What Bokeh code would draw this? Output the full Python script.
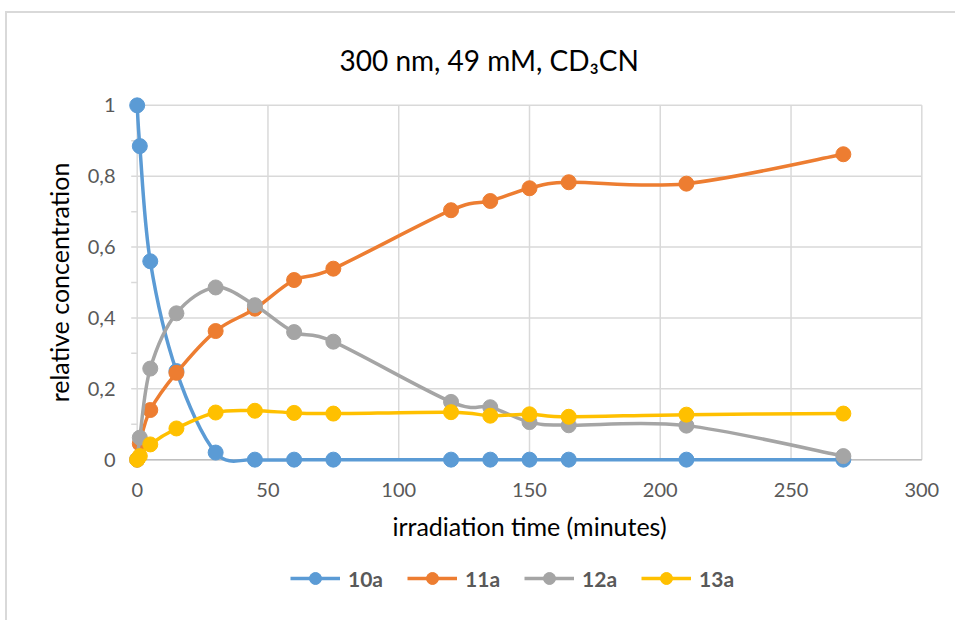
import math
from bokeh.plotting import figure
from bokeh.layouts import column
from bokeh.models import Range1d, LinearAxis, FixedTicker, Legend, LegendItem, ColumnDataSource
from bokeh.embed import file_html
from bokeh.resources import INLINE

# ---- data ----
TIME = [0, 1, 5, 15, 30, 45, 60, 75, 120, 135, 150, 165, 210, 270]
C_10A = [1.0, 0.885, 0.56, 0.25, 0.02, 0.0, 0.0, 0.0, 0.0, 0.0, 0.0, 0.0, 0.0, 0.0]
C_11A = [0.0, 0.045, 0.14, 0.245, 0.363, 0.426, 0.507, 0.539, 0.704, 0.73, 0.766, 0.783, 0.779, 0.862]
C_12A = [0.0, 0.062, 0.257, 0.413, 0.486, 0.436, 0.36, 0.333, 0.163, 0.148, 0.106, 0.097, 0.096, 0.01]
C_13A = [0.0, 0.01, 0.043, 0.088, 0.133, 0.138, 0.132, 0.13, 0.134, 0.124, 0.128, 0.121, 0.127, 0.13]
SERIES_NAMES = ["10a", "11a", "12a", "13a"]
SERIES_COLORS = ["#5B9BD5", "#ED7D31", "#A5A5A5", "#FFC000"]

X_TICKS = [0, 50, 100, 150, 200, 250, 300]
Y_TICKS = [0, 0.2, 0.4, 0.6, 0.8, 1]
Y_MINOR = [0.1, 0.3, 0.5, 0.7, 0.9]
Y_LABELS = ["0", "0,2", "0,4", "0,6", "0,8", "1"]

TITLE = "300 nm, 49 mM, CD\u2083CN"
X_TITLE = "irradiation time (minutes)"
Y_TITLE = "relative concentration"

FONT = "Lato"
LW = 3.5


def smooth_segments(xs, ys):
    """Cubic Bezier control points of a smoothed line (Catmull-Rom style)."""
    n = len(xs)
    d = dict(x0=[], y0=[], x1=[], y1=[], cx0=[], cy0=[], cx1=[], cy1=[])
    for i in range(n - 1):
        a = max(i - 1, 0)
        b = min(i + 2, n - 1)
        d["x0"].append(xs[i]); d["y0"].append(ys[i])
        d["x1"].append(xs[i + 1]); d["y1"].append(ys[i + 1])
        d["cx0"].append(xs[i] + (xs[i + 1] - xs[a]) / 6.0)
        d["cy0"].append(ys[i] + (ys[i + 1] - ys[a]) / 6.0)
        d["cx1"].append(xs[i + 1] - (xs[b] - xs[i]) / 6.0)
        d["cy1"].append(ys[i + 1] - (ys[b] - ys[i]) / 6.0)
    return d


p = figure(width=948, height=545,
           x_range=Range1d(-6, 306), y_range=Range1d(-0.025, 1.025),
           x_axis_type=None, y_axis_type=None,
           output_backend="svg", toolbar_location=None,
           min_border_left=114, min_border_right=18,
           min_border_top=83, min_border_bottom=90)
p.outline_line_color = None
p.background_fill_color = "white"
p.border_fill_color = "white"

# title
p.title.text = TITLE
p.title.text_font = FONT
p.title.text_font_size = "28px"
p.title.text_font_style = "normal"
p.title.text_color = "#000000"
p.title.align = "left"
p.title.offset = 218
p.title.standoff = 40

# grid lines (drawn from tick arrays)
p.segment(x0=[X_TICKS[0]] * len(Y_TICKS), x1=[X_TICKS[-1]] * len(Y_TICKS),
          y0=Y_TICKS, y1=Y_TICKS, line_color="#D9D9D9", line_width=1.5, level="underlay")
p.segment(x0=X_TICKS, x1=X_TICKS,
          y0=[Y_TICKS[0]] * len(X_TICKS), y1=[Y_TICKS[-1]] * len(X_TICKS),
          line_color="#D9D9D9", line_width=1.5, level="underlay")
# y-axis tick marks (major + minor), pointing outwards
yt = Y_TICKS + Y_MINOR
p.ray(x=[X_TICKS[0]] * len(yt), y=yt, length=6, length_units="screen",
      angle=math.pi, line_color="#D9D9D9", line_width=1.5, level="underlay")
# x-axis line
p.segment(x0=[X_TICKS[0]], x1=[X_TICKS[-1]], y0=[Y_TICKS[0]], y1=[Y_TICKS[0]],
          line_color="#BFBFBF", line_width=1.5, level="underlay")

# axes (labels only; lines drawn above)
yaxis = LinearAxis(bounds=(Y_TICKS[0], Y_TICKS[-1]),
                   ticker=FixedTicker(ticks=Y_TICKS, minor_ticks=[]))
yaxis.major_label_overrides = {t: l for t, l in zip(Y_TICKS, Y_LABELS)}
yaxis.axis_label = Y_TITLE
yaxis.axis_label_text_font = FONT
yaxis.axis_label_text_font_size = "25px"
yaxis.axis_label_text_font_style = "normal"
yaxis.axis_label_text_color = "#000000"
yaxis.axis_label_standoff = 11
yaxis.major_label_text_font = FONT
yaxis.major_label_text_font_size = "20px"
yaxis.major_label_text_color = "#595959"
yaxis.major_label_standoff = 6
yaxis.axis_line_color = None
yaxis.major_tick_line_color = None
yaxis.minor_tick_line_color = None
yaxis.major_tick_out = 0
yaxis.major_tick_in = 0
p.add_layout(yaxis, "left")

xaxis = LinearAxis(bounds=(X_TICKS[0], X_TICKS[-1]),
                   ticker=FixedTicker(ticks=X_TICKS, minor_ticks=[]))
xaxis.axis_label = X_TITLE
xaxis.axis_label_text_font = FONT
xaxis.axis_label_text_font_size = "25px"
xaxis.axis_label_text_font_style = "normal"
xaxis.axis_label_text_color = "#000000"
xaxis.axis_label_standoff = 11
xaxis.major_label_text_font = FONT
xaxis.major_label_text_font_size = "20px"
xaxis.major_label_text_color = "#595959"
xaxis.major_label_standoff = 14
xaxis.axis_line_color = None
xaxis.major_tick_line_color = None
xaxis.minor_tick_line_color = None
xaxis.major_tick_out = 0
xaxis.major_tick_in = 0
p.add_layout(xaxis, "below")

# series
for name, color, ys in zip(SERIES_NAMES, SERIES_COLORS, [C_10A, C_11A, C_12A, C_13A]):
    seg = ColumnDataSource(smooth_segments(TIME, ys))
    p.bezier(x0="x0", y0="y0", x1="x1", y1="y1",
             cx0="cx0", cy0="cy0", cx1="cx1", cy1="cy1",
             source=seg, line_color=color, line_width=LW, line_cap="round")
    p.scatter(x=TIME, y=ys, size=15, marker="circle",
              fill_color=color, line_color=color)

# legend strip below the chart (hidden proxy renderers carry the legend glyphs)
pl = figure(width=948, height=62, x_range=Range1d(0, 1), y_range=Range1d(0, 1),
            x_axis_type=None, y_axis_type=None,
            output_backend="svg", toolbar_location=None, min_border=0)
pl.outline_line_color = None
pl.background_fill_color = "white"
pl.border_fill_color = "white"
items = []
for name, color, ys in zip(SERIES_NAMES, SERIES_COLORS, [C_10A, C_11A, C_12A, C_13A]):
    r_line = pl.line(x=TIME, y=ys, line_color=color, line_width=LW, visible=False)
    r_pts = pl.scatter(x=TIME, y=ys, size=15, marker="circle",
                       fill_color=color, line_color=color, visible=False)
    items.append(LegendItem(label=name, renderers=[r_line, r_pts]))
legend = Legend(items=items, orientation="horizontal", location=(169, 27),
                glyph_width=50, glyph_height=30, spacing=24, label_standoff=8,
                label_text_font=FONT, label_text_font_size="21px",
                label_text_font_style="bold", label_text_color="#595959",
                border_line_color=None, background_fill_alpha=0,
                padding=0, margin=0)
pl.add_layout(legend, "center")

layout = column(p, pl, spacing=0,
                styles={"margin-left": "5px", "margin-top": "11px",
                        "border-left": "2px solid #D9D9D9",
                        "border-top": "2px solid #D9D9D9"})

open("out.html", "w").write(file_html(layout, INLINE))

◆ **Stated task**: Everything from the top line of the data down to and including the line with "from bokeh.resources import INLINE" is to be copied, except the pictures.

◆ **Result of this task**:
What Bokeh code would draw this? Output the full Python script.
import math
from bokeh.plotting import figure
from bokeh.layouts import column
from bokeh.models import Range1d, LinearAxis, FixedTicker, Legend, LegendItem, ColumnDataSource
from bokeh.embed import file_html
from bokeh.resources import INLINE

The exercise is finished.